## begin Given information

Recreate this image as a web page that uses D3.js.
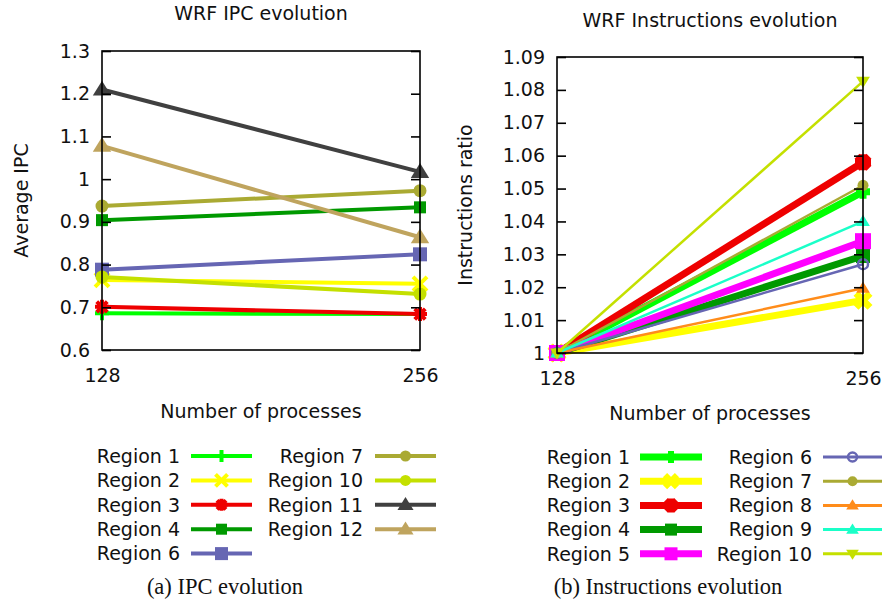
<!DOCTYPE html>
<html>
<head>
<meta charset="utf-8">
<script src="https://cdn.jsdelivr.net/npm/d3@7"></script>
<style>
  body { margin: 0; background: #fff; }
  svg { display: block; }
  text { font-family: "DejaVu Sans", sans-serif; fill: #111; }
  .caption { font-family: "Liberation Serif", "Times New Roman", serif; }
</style>
</head>
<body>
<svg id="chart" width="885" height="600"></svg>
<script>
// ---- data ----
const procs = [128, 256];

// IPC panel
const ipcRegions = ["Region 1", "Region 2", "Region 3", "Region 4", "Region 6",
                    "Region 7", "Region 10", "Region 11", "Region 12"];
const ipcValues = [
  [0.686, 0.684],
  [0.764, 0.755],
  [0.701, 0.684],
  [0.904, 0.934],
  [0.788, 0.824],
  [0.937, 0.973],
  [0.771, 0.731],
  [1.210, 1.017],
  [1.078, 0.864]
];
const ipcColors = ["#00ff00", "#ffff00", "#ee0000", "#009900", "#6666b3",
                   "#aaaa33", "#c4e000", "#404040", "#bfa45e"];
const ipcMarkers = ["plus", "cross", "star", "square", "square",
                    "circle", "circle", "tri", "tri"];
const ipcTicks = [0.6, 0.7, 0.8, 0.9, 1.0, 1.1, 1.2, 1.3];

// Instructions panel
const insRegions = ["Region 1", "Region 2", "Region 3", "Region 4", "Region 5",
                    "Region 6", "Region 7", "Region 8", "Region 9", "Region 10"];
const insValues = [
  [1.0, 1.049],
  [1.0, 1.016],
  [1.0, 1.058],
  [1.0, 1.0295],
  [1.0, 1.034],
  [1.0, 1.027],
  [1.0, 1.051],
  [1.0, 1.0197],
  [1.0, 1.040],
  [1.0, 1.0826]
];
const insColors = ["#00ff00", "#ffff00", "#ee0000", "#009900", "#ff00ff",
                   "#6666b3", "#aaaa33", "#ff8c1a", "#1affc8", "#c4e000"];
const insMarkers = ["plus", "cross", "star", "square", "square",
                    "ocircle", "circle", "tri", "tri", "dtri"];
const insWidths = [7, 7, 7, 7, 7, 2.5, 2.5, 2.5, 2.5, 2.5];
const insTicks = [1.0, 1.01, 1.02, 1.03, 1.04, 1.05, 1.06, 1.07, 1.08, 1.09];

// ---- helpers ----
const svg = d3.select("#chart");
const fmt = d3.format("~g");
const FS = 19;

function marker(g, type, x, y, s, color, sw) {
  const m = g.append("g").attr("transform", `translate(${x},${y})`);
  if (type === "plus") {
    m.append("path").attr("d", `M${-s},0H${s}M0,${-s}V${s}`)
      .attr("stroke", color).attr("stroke-width", sw).attr("fill", "none");
  } else if (type === "cross") {
    m.append("path").attr("d", `M${-s},${-s}L${s},${s}M${-s},${s}L${s},${-s}`)
      .attr("stroke", color).attr("stroke-width", sw).attr("fill", "none");
  } else if (type === "star") {
    m.append("path").attr("d", `M${-s},0H${s}M0,${-s}V${s}M${-s*0.75},${-s*0.75}L${s*0.75},${s*0.75}M${-s*0.75},${s*0.75}L${s*0.75},${-s*0.75}`)
      .attr("stroke", color).attr("stroke-width", sw).attr("fill", "none");
  } else if (type === "square") {
    m.append("rect").attr("x", -s).attr("y", -s).attr("width", 2 * s).attr("height", 2 * s)
      .attr("fill", color);
  } else if (type === "circle") {
    m.append("circle").attr("r", s).attr("fill", color);
  } else if (type === "ocircle") {
    m.append("circle").attr("r", s).attr("fill", "none")
      .attr("stroke", color).attr("stroke-width", 2.5);
  } else if (type === "tri") {
    m.append("path").attr("d", `M0,${-s * 1.1}L${s * 1.15},${s * 0.75}L${-s * 1.15},${s * 0.75}Z`)
      .attr("fill", color);
  } else if (type === "dtri") {
    m.append("path").attr("d", `M0,${s * 1.1}L${s * 1.15},${-s * 0.75}L${-s * 1.15},${-s * 0.75}Z`)
      .attr("fill", color);
  }
}

function panel(opt) {
  const g = svg.append("g");
  const x = d3.scaleLinear().domain([128, 256]).range([opt.x0, opt.x1]);
  const y = d3.scaleLinear().domain(opt.yDomain).range([opt.y1, opt.y0]);

  // series lines and markers
  opt.values.forEach((vals, i) => {
    const pts = procs.map((p, k) => [x(p), y(vals[k])]);
    g.append("path")
      .attr("d", d3.line()(pts))
      .attr("fill", "none")
      .attr("stroke", opt.colors[i])
      .attr("stroke-width", opt.widths[i]);
    pts.forEach(p => marker(g, opt.markers[i], p[0], p[1], opt.msize[i], opt.colors[i], opt.mstroke[i]));
  });

  // frame and mirrored inward ticks
  g.append("rect")
    .attr("x", opt.x0).attr("y", opt.y0)
    .attr("width", opt.x1 - opt.x0).attr("height", opt.y1 - opt.y0)
    .attr("fill", "none").attr("stroke", "#000").attr("stroke-width", 1.6);

  const left = d3.axisLeft(y).tickValues(opt.ticks).tickFormat(fmt).tickSize(-9).tickPadding(12);
  const right = d3.axisRight(y).tickValues(opt.ticks).tickFormat("").tickSize(-9);
  const bottom = d3.axisBottom(x).tickValues(procs).tickFormat(d3.format("d")).tickSize(0).tickPadding(19);

  const ga = g.append("g").attr("transform", `translate(${opt.x0},0)`).call(left);
  const gr = g.append("g").attr("transform", `translate(${opt.x1},0)`).call(right);
  const gb = g.append("g").attr("transform", `translate(0,${opt.y1})`).call(bottom);
  [ga, gr, gb].forEach(a => {
    a.select(".domain").remove();
    a.selectAll("line").attr("stroke", "#000").attr("stroke-width", 1.6);
    a.selectAll("text").attr("font-family", "DejaVu Sans").attr("font-size", FS).attr("fill", "#111");
  });
  gb.selectAll("text").attr("dy", "0.71em");

  // titles
  g.append("text").attr("x", opt.titleX).attr("y", opt.titleY)
    .attr("text-anchor", "middle").attr("font-size", FS).text(opt.title);
  g.append("text").attr("x", (opt.x0 + opt.x1) / 2).attr("y", opt.xlabY)
    .attr("text-anchor", "middle").attr("font-size", FS).text("Number of processes");
  g.append("text")
    .attr("transform", `translate(${opt.ylabX},${(opt.y0 + opt.y1) / 2}) rotate(-90)`)
    .attr("text-anchor", "middle").attr("font-size", FS).text(opt.ylabel);

  // legend
  const lg = svg.append("g");
  opt.regions.forEach((name, i) => {
    const col = i < opt.perCol ? 0 : 1;
    const row = col === 0 ? i : i - opt.perCol;
    const c = opt.legCols[col];
    const cy = opt.legY0 + row * opt.legDy;
    lg.append("text").attr("x", c.textEnd).attr("y", cy).attr("dy", "0.36em")
      .attr("text-anchor", "end").attr("font-size", FS).text(name);
    lg.append("line").attr("x1", c.l0).attr("x2", c.l1).attr("y1", cy).attr("y2", cy)
      .attr("stroke", opt.colors[i]).attr("stroke-width", opt.legWidths[i]);
    marker(lg, opt.markers[i], (c.l0 + c.l1) / 2, cy, opt.legMsize[i], opt.colors[i], opt.legMstroke[i]);
  });

  svg.append("text").attr("class", "caption")
    .attr("x", opt.capX).attr("y", 594).attr("text-anchor", "middle")
    .attr("font-size", 22.5).text(opt.caption);
}

panel({
  x0: 102, x1: 420, y0: 51, y1: 350,
  yDomain: [0.6, 1.3], ticks: ipcTicks,
  values: ipcValues, colors: ipcColors, markers: ipcMarkers, regions: ipcRegions,
  widths: ipcRegions.map(() => 4),
  msize: [7, 7, 7, 6, 7, 6.5, 6.5, 8, 8],
  mstroke: [4, 4, 4, 0, 0, 0, 0, 0, 0],
  title: "WRF IPC evolution", titleX: 261, titleY: 20,
  xlabY: 418, ylabel: "Average IPC", ylabX: 28,
  perCol: 5,
  legCols: [{ textEnd: 180, l0: 191, l1: 252 }, { textEnd: 363, l0: 375, l1: 436 }],
  legY0: 456, legDy: 24.4,
  legWidths: ipcRegions.map(() => 4),
  legMsize: [6, 6, 6, 5.5, 6.5, 5.5, 5.5, 7, 7],
  legMstroke: [4, 4, 4, 0, 0, 0, 0, 0, 0],
  caption: "(a) IPC evolution", capX: 225
});

panel({
  x0: 557, x1: 863, y0: 57, y1: 353,
  yDomain: [1.0, 1.09], ticks: insTicks,
  values: insValues, colors: insColors, markers: insMarkers, regions: insRegions,
  widths: insWidths,
  msize: [7, 7, 8, 7, 8, 5, 5.5, 6, 6, 6],
  mstroke: [7, 7, 7, 0, 0, 0, 0, 0, 0, 0],
  title: "WRF Instructions evolution", titleX: 710, titleY: 27,
  xlabY: 420, ylabel: "Instructions ratio", ylabX: 472,
  perCol: 5,
  legCols: [{ textEnd: 630, l0: 640, l1: 702 }, { textEnd: 812, l0: 823, l1: 882 }],
  legY0: 457, legDy: 24.2,
  legWidths: insWidths.map(w => w === 7 ? 7 : 3),
  legMsize: [6, 6, 7, 6, 6.5, 4.5, 5, 5.5, 5.5, 5.5],
  legMstroke: [6, 6, 6, 0, 0, 0, 0, 0, 0, 0],
  caption: "(b) Instructions evolution", capX: 668
});
</script>
</body>
</html>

## end Given information

## Problem to work on
With all pictures left out, please transcribe exactly the lines from the start of the material through the line with "const ipcTicks = [0.6, 0.7, 0.8, 0.9, 1.0, 1.1, 1.2, 1.3];".

## Solved problem
Recreate this image as a web page that uses D3.js.
<!DOCTYPE html>
<html>
<head>
<meta charset="utf-8">
<script src="https://cdn.jsdelivr.net/npm/d3@7"></script>
<style>
  body { margin: 0; background: #fff; }
  svg { display: block; }
  text { font-family: "DejaVu Sans", sans-serif; fill: #111; }
  .caption { font-family: "Liberation Serif", "Times New Roman", serif; }
</style>
</head>
<body>
<svg id="chart" width="885" height="600"></svg>
<script>
// ---- data ----
const procs = [128, 256];

// IPC panel
const ipcRegions = ["Region 1", "Region 2", "Region 3", "Region 4", "Region 6",
                    "Region 7", "Region 10", "Region 11", "Region 12"];
const ipcValues = [
  [0.686, 0.684],
  [0.764, 0.755],
  [0.701, 0.684],
  [0.904, 0.934],
  [0.788, 0.824],
  [0.937, 0.973],
  [0.771, 0.731],
  [1.210, 1.017],
  [1.078, 0.864]
];
const ipcColors = ["#00ff00", "#ffff00", "#ee0000", "#009900", "#6666b3",
                   "#aaaa33", "#c4e000", "#404040", "#bfa45e"];
const ipcMarkers = ["plus", "cross", "star", "square", "square",
                    "circle", "circle", "tri", "tri"];
const ipcTicks = [0.6, 0.7, 0.8, 0.9, 1.0, 1.1, 1.2, 1.3];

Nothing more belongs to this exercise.